14 thoughts on “The Martian movie: Hollywood’s war on the old?

  1. It’s ok to discriminate against the ugly. The true discrimination people should worry about.

  2. Because young people are more likely to fall for the scam of getting paid less (or even nothing), because “Exposure!”?

  3. I was under the impression that past ‘a certain age’ most people in the acting business are quietly sold off to the glue factory, thus filling a room with ‘old actors’ is impossible, unless one wants to use all the highly paid big names — something that most budgets would not allow.

  4. One point: the movie allegedly takes place in 2035, so many of those currently-under-40 NASA folks will probably have retired by that point.

    For my $0.02, I might expect as more people retire, a more ‘realistic’ view would have many of the people on screen be support staff contractors rather than NASA employees themselves. Or perhaps as NASA gets more people retiring, they’ll work harder to hire new employees right out of college, which might give you the demographics you see in the movie (astronauts and tech staff seem to be mid-20s to mid-40s, at least per a quick look at IMDB).

    NASA publishes their age distributions, and the peak sure is moving right. See the Age Distribution link at https://wicn.nssc.nasa.gov/wicn_cubes.html

  5. The average age of moviegoers is around 30, so this might have something to do with it. Also, I think people of any age prefer to see young attractive people on the screen. If you ever see a movie of a non-fiction event, 9 times out of 10 (or maybe more) the actor playing the real world character (especially if he is a hero and not a bad guy) is better looking than the actual person.

  6. The part where they bring in all the people who worked on Pathfinder was cute. Those guys should’ve all been 80+ by the time the movie takes place.

  7. My grandfather worked on the Patriot Missile (i.e. SAM-D) in the ’60s; my father worked on the Patriot Missile in the ’70s; I worked on the Patriot Missile in the ’80s; and my nephew currently works on the Patriot Missile. The Patriot Missile has put bread on my family’s table for fifty years.

  8. Simple. The federal retirement system that started in 1984 is very portable. Anyone with any competence/experience leaves well before 40 now for private industry and much better pay (at least in the technical specialties). Under 40 is all the government will have by 2035 (probably by 2025).

    Of course the real people running the place will be the highly paid and older ( > 40 yr old) Boeing, General Dynamics, Lockheed Martin, etc. consultants. RG

  9. Maybe the movie is trying to recapture the era of the Apollo missions when the average age was 28?

  10. Movies make most of their money from the 15-25 age group, so that’s where the actors are. They’re still spending money on date night & the current generation of 20 year olds is more likely to pay for a Netflix stream directly to their phone than cobble together all the bits required to download a pirated copy to a PC.

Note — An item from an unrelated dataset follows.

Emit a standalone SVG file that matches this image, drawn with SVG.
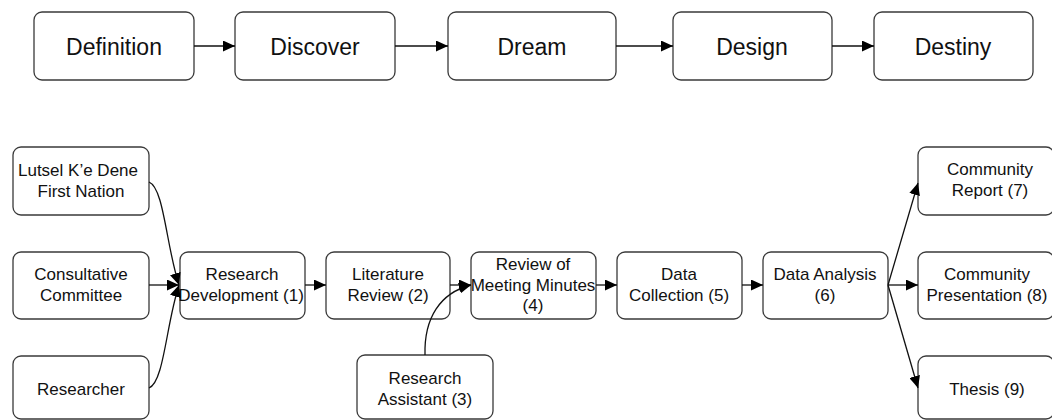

  11. People! Occasional ticket buyers! Focus(“please”). It’s the movies you’re talking about, in your eggheady circles otherwise known as cinematographic vehicles for mass suspension of disbelief (and now perhaps also as parent-supervised sit-down parking facilities for tots with entertainment, but that’s a Discussion To Die For Another Day).

    Moreover, these are Hollywood movies, instances of artificial subspecies of the film genus. That largely means they were created in a place that’s obsessed with the making of… no, not the movies, but money. First, last and foremost; and the ones they make there are just the product enabling a myriad of revenue streams—or not, as the case may be. These movies also are made in that most democratic of American places, where any and every dentist or dermatologist (among those not yet sucked dry by however-you-call-it-alimony), can become a movie producer overnight [partial disclosure: I am an associate one, too, all on the strength of once lending out some props to be filmed; listed in the end roll, imdb, the works]. All that’s usually required is to cough up a non-negligible sum of money on the table for some production… how else do you think the once Lady Di’s paramour Dodi Fayeed could have become one?

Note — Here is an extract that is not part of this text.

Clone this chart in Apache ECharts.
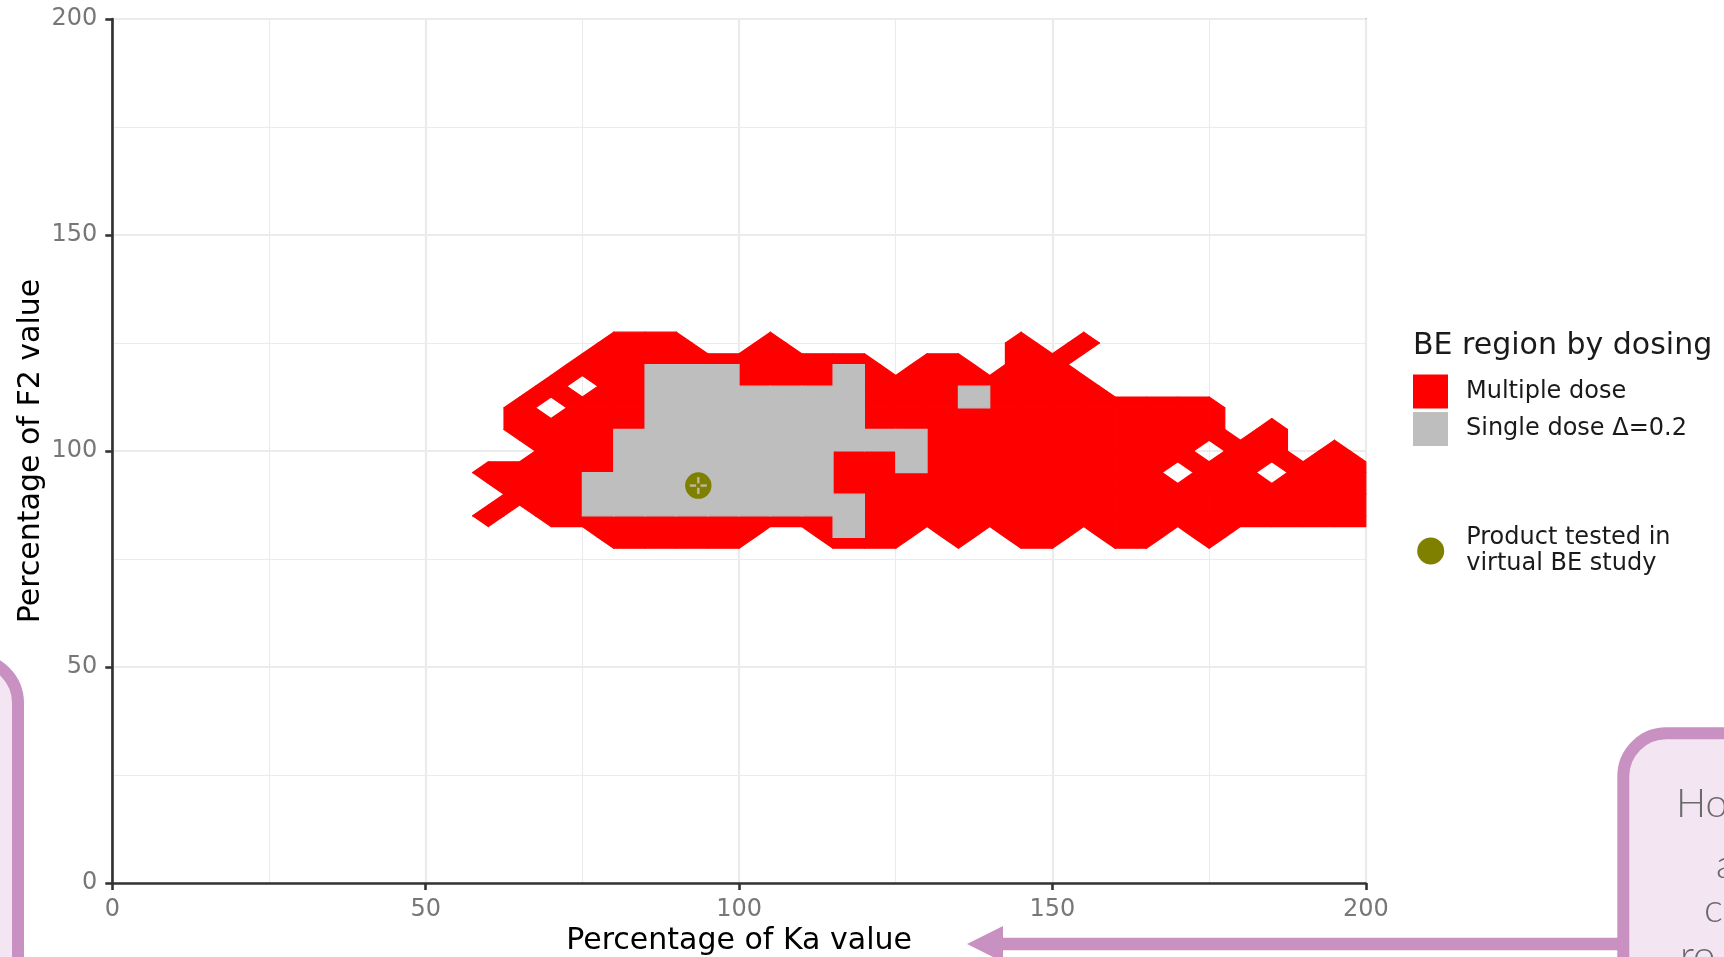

    Of that follows that the way movies get to be made really defies description… no, not the technical sides which are quite straightforward, but their metaphysical dimensions—why something is there like that or not there—which never are.

    In 1983, the screenwriter William Goldman summed it all up quite beautifully, and it still stands: Nobody knows anything…… Not one person in the entire motion picture field knows for a certainty what’s going to work. Every time out it’s a guess and, if you’re lucky, an educated one. [“Adventures in the Screen Trade”].

    So, the answer to Phil’s question (stripped of leading, and paraphrased for clarity) “why were none of the minor/ background/ non-speaking tech-job roles in The Martian film played by older actors” can but be “no reason other than the casting director’s preferences for, and/or instructions from the management, that, as the projected, known in advance by their demographics, ticket buyers want to see themselves, only young faces on the silver screen, make that their wish come true.” Or something equally simple and/or convoluted. Remember Robert Duvall’s Charlie don’t surf! moment in “Apocalypse Now?” Well, Hollywood is trying to tell you “old people don’t watch movies,” with the same degree of certainty.

    When applied to just a single “family rated” movie, such an answer really can not be considered valid. Yet the question deserves to be asked, but then preferably in some context where ages of the on-screen, and real-life characters’ could be tallied and compared. Like, say, for the most mature engineer & test-pilot-dense film that I know of, “From the Earth to the Moon” TV series. Then of course, given that it’s being sold in bulk to networks and not to “demographic” moviegoers, episodic TV lives under somewhat different, economically less stressful conditions—as they do not have to take as much notice of what warring studio suits upstairs want to impose on the show-runner’s and the film director(s)’ artistic vision.